Ian and Sapyx's explanation of ethos and its effects also helps resolve a seeming paradox. When I first began interacting with factions, and learned how factions can compete for dominance, I was confused. We're told the Federation and the Empire have been around for at least a millennium, and were pretty monolithic entities at that. But if minor factions fought each other for dominance, that suggested the Federation and Empire weren't as strong and centralized as advertised. It'd be like the United States letting counties get into shooting wars for control of a given town. Now that I know that factions of the same ethos hold elections rather than go to war - and that the Federation and Empire are each dominated by a given ethos - the paradox goes away.

It also lets me breathe a little easier on considering which factions I want to support.
 
Thanks for the replies, everyone. This clears things up immensely.
Ian and Sapyx's explanation of ethos and its effects also helps resolve a seeming paradox.

Beware, this is the way it begins. Alot of things in this game will cause you to quit it unless you resolve some seeming paradoxes.
 
Thanks for the replies, everyone. This clears things up immensely.

Ian and Sapyx's explanation of ethos and its effects also helps resolve a seeming paradox. When I first began interacting with factions, and learned how factions can compete for dominance, I was confused. We're told the Federation and the Empire have been around for at least a millennium, and were pretty monolithic entities at that. But if minor factions fought each other for dominance, that suggested the Federation and Empire weren't as strong and centralized as advertised. It'd be like the United States letting counties get into shooting wars for control of a given town. Now that I know that factions of the same ethos hold elections rather than go to war - and that the Federation and Empire are each dominated by a given ethos - the paradox goes away.
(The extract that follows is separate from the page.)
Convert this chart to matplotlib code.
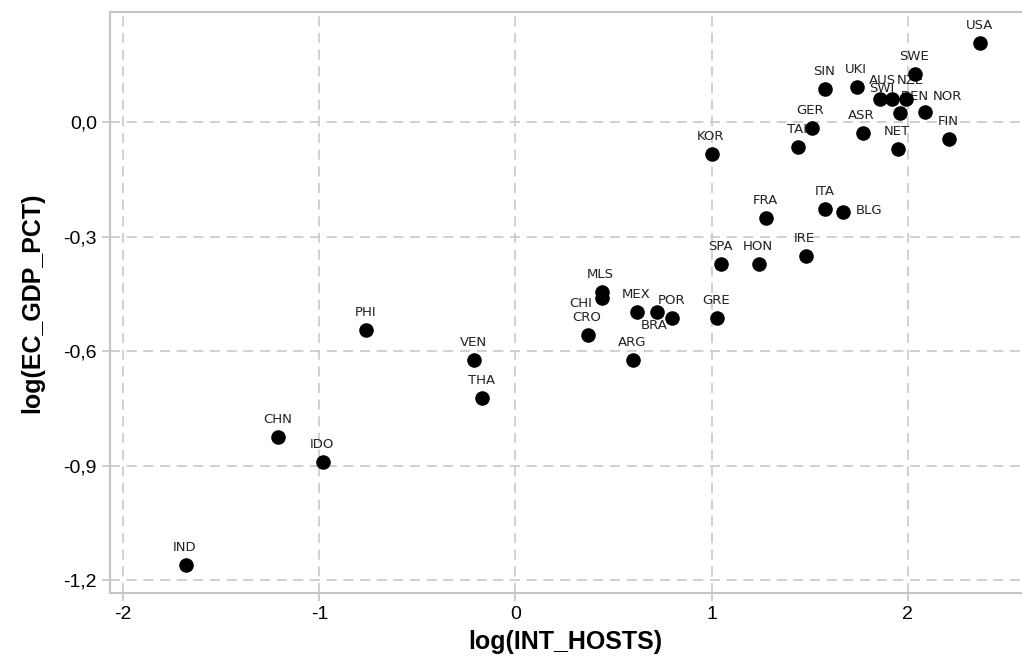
import matplotlib
matplotlib.use("Agg")
import matplotlib.pyplot as plt

# country codes with log(INT_HOSTS) and log(EC_GDP_PCT)
countries = ["USA", "SWE", "SIN", "UKI", "SWI", "AUS", "NZE", "DEN", "NOR", "FIN",
             "GER", "TAI", "ASR", "NET", "KOR", "FRA", "ITA", "BLG", "SPA", "HON",
             "IRE", "MLS", "CHI", "MEX", "BRA", "POR", "GRE", "CRO", "ARG", "PHI",
             "VEN", "THA", "CHN", "IDO", "IND"]
int_hosts = [2.37, 2.04, 1.58, 1.74, 1.86, 1.92, 1.99, 1.96, 2.09, 2.21,
             1.51, 1.44, 1.77, 1.95, 1.00, 1.28, 1.58, 1.67, 1.05, 1.24,
             1.48, 0.44, 0.44, 0.62, 0.72, 0.80, 1.03, 0.37, 0.60, -0.76,
             -0.21, -0.17, -1.21, -0.98, -1.68]
ec_gdp_pct = [0.207, 0.126, 0.086, 0.091, 0.060, 0.060, 0.060, 0.024, 0.026, -0.045,
              -0.016, -0.065, -0.029, -0.071, -0.084, -0.252, -0.228, -0.236, -0.372, -0.372,
              -0.351, -0.445, -0.461, -0.498, -0.498, -0.514, -0.514, -0.558, -0.624, -0.545,
              -0.624, -0.723, -0.825, -0.891, -1.161]

# label nudges (pixels) where the default spot above the dot is crowded
nudge = {"BLG": (26, -5), "NOR": (22, 9), "DEN": (15, 10), "CHI": (-21, -12),
         "BRA": (-2, -20), "SWI": (2, 4), "AUS": (-10, 12), "NZE": (5, 12)}

fig = plt.figure(figsize=(10.22, 6.71), dpi=100)
ax = fig.add_axes([0.1076, 0.1162, 0.8914, 0.8658])

ax.scatter(int_hosts, ec_gdp_pct, s=110, color="black", zorder=3, linewidths=0)
for name, x, y in zip(countries, int_hosts, ec_gdp_pct):
    dx, dy = nudge.get(name, (-1, 11))
    ax.annotate(name, (x, y), xytext=(dx, dy), textcoords="offset pixels",
                ha="center", va="bottom", fontsize=9.5, color="#222222",
                family="DejaVu Sans", zorder=2)

ax.set_xlim(-2.068, 2.578)
ax.set_ylim(-1.234, 0.288)
ax.set_xticks([-2, -1, 0, 1, 2])
ax.set_xticklabels(["-2", "-1", "0", "1", "2"])
yt = [0.0, -0.3, -0.6, -0.9, -1.2]
ax.set_yticks(yt)
ax.set_yticklabels(["0,0", "-0,3", "-0,6", "-0,9", "-1,2"])
ax.grid(True, linestyle=(0, (6, 4)), color="#c8c8c8", linewidth=1.2, zorder=0)
ax.set_axisbelow(True)
for sp in ax.spines.values():
    sp.set_color("#c4c4c4")
    sp.set_linewidth(1.5)
ax.spines["right"].set_visible(False)
ax.tick_params(colors="#c4c4c4", length=6, width=1.2, labelcolor="black",
               labelsize=14)
for lab in ax.get_xticklabels() + ax.get_yticklabels():
    lab.set_family("Liberation Sans")

ax.set_xlabel("log(INT_HOSTS)", fontsize=18, fontweight="bold",
              family="Liberation Sans", labelpad=5)
ax.set_ylabel("log(EC_GDP_PCT)", fontsize=18, fontweight="bold",
              family="Liberation Sans", labelpad=14)

fig.savefig("out.png", dpi=100)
It also lets me breathe a little easier on considering which factions I want to support.

The paradox doesn't quite go away entirely: both the Empire and Federation are littered with aligned Corporations (it seems to be the second-most-common government type in both the Federation and Empire), and Corps always go to war against anything except other Corps. So at any given time, you can probably find a couple dozen Fed v Fed or Imp v Imp wars somewhere in the galaxy, with one of those warring factions being a Corporation. There are also odd outliers, like Fed Prison Colonies and that Imp Democracy, who are always at war with their compatriots.

I have suggested in the past a new peaceful conflict state, "Arbitration", which would occur whenever two factions come into conflict and would ordinarily go to war due to opposing ethos, but are of the same superpower alignment. I really think it's silly that a monolithic superpower like the Feds or Imps would allow any "green on green" wars to occur, at all. It's especially immersion-breaking when you drop into a High CZ and see two Fed Navy Farraguts slugging it out against each other. I mean, what's the point of belonging to a Superpower if they're not going to come to your aid when you need help resolving a dispute with your neighbours? Is "here, we'll give you both some weapons, now go kill each other until one of you runs out of soldiers" really the best method for conflict resolution that the superpowers could come up with?
 
Perhaps not the best that they could come up with, but perhaps special circumstances. IIRC, one of the bits about the Federation is that corruption is rampant within the political sphere, so it wouldn't surprise me too much to see some military commanders willing to "rent out" their battlecruisers to a corporation so long as they don't commit outright treason (shooting up the Martian White House, for example), and as long as they get a cut of the profits - or alternately for the Federation to send in the big guns if one of major corporations gets too big to control by other means. Ditto with the Empire and the odd Imperial Democracy - easy to imagine those as imperial punitive actions, though with some Interdictor commanders deciding to fight for the "rebel faction" as a point of honor.

But, in general, I agree that an "Arbitration" conflict state is needed, and I can see it applying best inside the Alliance. The Alliance is more decentralized than the other two powers, and the smallest one to boot. Constant internecine wars would not be a selling point for any independent system thinking of joining the Alliance, not to mention the constant wear on Alliance force strength and readiness. And there are the opportunities such wars present for either the Empire or the Federation to shatter the young upstart superpower. You'd think that the Alliance Charter (or whatever it is called) would have provisions in it to resolve issues between member factions without resorting to warfare.